Kinetic, isotherm and thermodynamic studies for removal of methyl orange using a novel β-cyclodextrin functionalized graphene oxide-isophorone diisocyanate composites

Abstract

A novel β-cyclodextrin functionalized graphene oxide-isophorone diisocyanate composite (GO-IPDI-CDs) was prepared with graphene oxide (GO), isophorone diisocyanate (IPDI) and β-cyclodextrin (β-CD) as raw materials. The structure and morphology of GO-IPDI-CDs were characterized by Fourier transform infrared spectroscopy (FT-IR), Brunauer–Emmett–Teller (BET), Raman, scanning electron microscopy (SEM), X-ray diffractometer (XRD) and thermogravimetric analysis (TG). The GO-IPDI-CDs was applied to deal with wastewater solution containing dye of methyl orange. The effects of environment factors (such as temperature, pH and so on) to methyl orange adsorption were investigated in details. The results showed that GO-IPDI-CDs has a highest adsorption efficiency of 92.88% and adsorption capacity of 83.40mg/g at the optimum conditions (0.020g/mL of dosage of GO-IPDI-CDs, temperature of 45°C, a time of 2.5h and pH=6.0).
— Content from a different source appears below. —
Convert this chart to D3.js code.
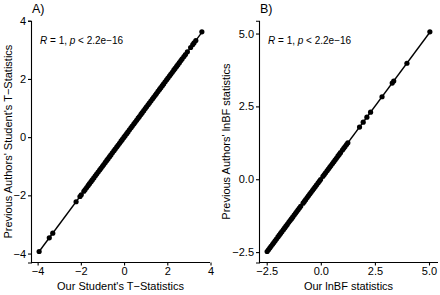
<!DOCTYPE html>
<html>
<head>
<meta charset="utf-8">
<script src="https://cdn.jsdelivr.net/npm/d3@7"></script>
<style>
  body { margin: 0; background: #fff; }
  text { font-family: "Liberation Sans", Arial, sans-serif; fill: #000; }
</style>
</head>
<body>
<svg id="chart" width="440" height="295"></svg>
<script>
// panel A: Student's t statistics (ours vs previous authors)
const ourT = [-3.93, -3.46, -3.30, -2.22, -2.04, -1.98,
  -1.86, -1.80, -1.73, -1.66, -1.60, -1.53, -1.47, -1.40, -1.33, -1.27, -1.20, -1.13, -1.07, -1.00,
  -0.94, -0.87, -0.80, -0.74, -0.67, -0.61, -0.54, -0.47, -0.41, -0.34, -0.28, -0.21, -0.14, -0.08,
  -0.01, 0.05, 0.12, 0.18, 0.25, 0.32, 0.38, 0.45, 0.51, 0.58, 0.65, 0.71, 0.78, 0.84, 0.91, 0.98,
  1.04, 1.11, 1.17, 1.24, 1.31, 1.37, 1.44, 1.50, 1.57, 1.64, 1.70, 1.77, 1.83, 1.90, 1.97, 2.03,
  2.10, 2.16, 2.23, 2.30, 2.36, 2.43, 2.49, 2.56, 2.63, 2.69, 2.77,
  2.84, 2.93, 3.08, 3.18, 3.24, 3.32, 3.60];
const prevT = [-3.93, -3.46, -3.30, -2.22, -2.04, -1.98,
  -1.86, -1.80, -1.73, -1.66, -1.60, -1.53, -1.47, -1.40, -1.33, -1.27, -1.20, -1.13, -1.07, -1.00,
  -0.94, -0.87, -0.80, -0.74, -0.67, -0.61, -0.54, -0.47, -0.41, -0.34, -0.28, -0.21, -0.14, -0.08,
  -0.01, 0.05, 0.12, 0.18, 0.25, 0.32, 0.38, 0.45, 0.51, 0.58, 0.65, 0.71, 0.78, 0.84, 0.91, 0.98,
  1.04, 1.11, 1.17, 1.24, 1.31, 1.37, 1.44, 1.50, 1.57, 1.64, 1.70, 1.77, 1.83, 1.90, 1.97, 2.03,
  2.10, 2.16, 2.23, 2.30, 2.36, 2.43, 2.49, 2.56, 2.63, 2.69, 2.77,
  2.84, 2.93, 3.08, 3.18, 3.24, 3.32, 3.62];

// panel B: lnBF statistics
const ourBF = [-2.48, -2.42, -2.36, -2.30, -2.23, -2.17, -2.11, -2.05, -1.98, -1.92, -1.86, -1.80,
  -1.73, -1.67, -1.61, -1.55, -1.48, -1.42, -1.36, -1.30, -1.23, -1.17, -1.11, -1.05, -0.99, -0.93,
  -0.82, -0.76, -0.70, -0.63, -0.57, -0.51, -0.45, -0.38, -0.32, -0.26, -0.20, -0.13, -0.07, -0.01,
  0.10, 0.16, 0.22, 0.29, 0.35, 0.41, 0.47, 0.54, 0.60, 0.66, 0.72, 0.79, 0.85, 0.91, 1.00, 1.06,
  1.12, 1.19, 1.25,
  1.79, 1.96, 2.13, 2.30, 2.83, 3.30, 3.37, 3.98, 5.04];
const prevBF = [-2.48, -2.42, -2.36, -2.30, -2.23, -2.17, -2.11, -2.05, -1.98, -1.92, -1.86, -1.80,
  -1.73, -1.67, -1.61, -1.55, -1.48, -1.42, -1.36, -1.30, -1.23, -1.17, -1.11, -1.05, -0.99, -0.93,
  -0.82, -0.76, -0.70, -0.63, -0.57, -0.51, -0.45, -0.38, -0.32, -0.26, -0.20, -0.13, -0.07, -0.01,
  0.10, 0.16, 0.22, 0.29, 0.35, 0.41, 0.47, 0.54, 0.60, 0.66, 0.72, 0.79, 0.85, 0.91, 1.00, 1.06,
  1.12, 1.19, 1.25,
  1.79, 1.96, 2.13, 2.30, 2.83, 3.30, 3.37, 3.98, 5.06];

const ticksT = [-4, -2, 0, 2, 4];
const ticksBF = [-2.5, 0, 2.5, 5];

const svg = d3.select("#chart");

// ggplot style 5% expansion
function expand(vals) {
  let [lo, hi] = d3.extent(vals);
  let pad = (hi - lo) * 0.05;
  return [lo - pad, hi + pad];
}

function panel(opts) {
  let xs = d3.scaleLinear().domain(expand(opts.xv)).range([opts.left, opts.right]);
  let ys = d3.scaleLinear().domain(expand(opts.yv)).range([262.5, 20.8]);
  let g = svg.append("g");

  // axes
  let xAxis = d3.axisBottom(xs).tickValues(opts.ticks).tickFormat(opts.fmt).tickSizeOuter(0).tickSize(3).tickPadding(2);
  let yAxis = d3.axisLeft(ys).tickValues(opts.ticks).tickFormat(opts.fmt).tickSizeOuter(0).tickSize(3).tickPadding(2);
  let gx = g.append("g").attr("transform", "translate(0,262.5)").call(xAxis);
  let gy = g.append("g").attr("transform", "translate(" + opts.left + ",0)").call(yAxis);
  [gx, gy].forEach(a => {
    a.select(".domain").attr("stroke", "#000").attr("stroke-width", 1.1);
    a.selectAll(".tick line").attr("stroke", "#000").attr("stroke-width", 1.1);
    a.selectAll(".tick text").style("font-size", "11px").attr("fill", "#000");
  });
  // the axis lines span the whole panel
  gx.select(".domain").attr("d", "M" + opts.left + ",0H" + opts.right);

  // linear fit
  let pts = opts.xv.map((v, i) => [v, opts.yv[i]]);
  let mx = d3.mean(opts.xv), my = d3.mean(opts.yv);
  let b = d3.sum(pts, p => (p[0] - mx) * (p[1] - my)) / d3.sum(pts, p => (p[0] - mx) * (p[0] - mx));
  let a0 = my - b * mx;
  let ext = d3.extent(opts.xv);
  g.append("path")
    .datum(ext.map(v => [v, a0 + b * v]))
    .attr("fill", "none").attr("stroke", "#000").attr("stroke-width", 1.4)
    .attr("d", d3.line().x(d => xs(d[0])).y(d => ys(d[1])));

  g.selectAll("circle").data(pts).join("circle")
    .attr("cx", d => xs(d[0])).attr("cy", d => ys(d[1]))
    .attr("r", 2.6).attr("fill", "#000");

  // panel tag
  g.append("text").attr("x", opts.left + 1).attr("y", 13).style("font-size", "12.5px").text(opts.tag);

  // correlation label
  let lab = g.append("text").attr("x", opts.left + 9).attr("y", 43.5).style("font-size", "10px");
  lab.append("tspan").style("font-style", "italic").text("R");
  lab.append("tspan").text(" = 1, ");
  lab.append("tspan").style("font-style", "italic").text("p");
  lab.append("tspan").text(" < 2.2e\u221216");

  // axis titles
  g.append("text").attr("x", (opts.left + opts.right) / 2).attr("y", 290)
    .attr("text-anchor", "middle").style("font-size", "11px").text(opts.xTitle);
  g.append("text").attr("transform", "translate(" + opts.yTitleX + ",141.6) rotate(-90)")
    .attr("text-anchor", "middle").style("font-size", "11px").text(opts.yTitle);
}

panel({
  xv: ourT, yv: prevT, left: 31, right: 210, ticks: ticksT, fmt: d3.format("d"),
  tag: "A)", xTitle: "Our Student's T\u2212Statistics",
  yTitle: "Previous Authors' Student's T\u2212Statistics", yTitleX: 12
});
panel({
  xv: ourBF, yv: prevBF, left: 259, right: 438, ticks: ticksBF, fmt: d3.format(".1f"),
  tag: "B)", xTitle: "Our lnBF statistics",
  yTitle: "Previous Authors' lnBF statistics", yTitleX: 230
});
</script>
</body>
</html>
Adsorption kinetics, adsorption isotherm and adsorption thermodynamic were investigated. Pseudo second-order kinetics equation can describe the adsorption process appropriately. Langmuir and Freundlich isotherm models were used to simulate the equilibrium data and the results showed that the equilibrium data were close to Langmuir model. The thermodynamic parameters indicated that the adsorption process was endothermic. The proposed method has been successfully applied to adsorb methyl orange in water samples with satisfactory result.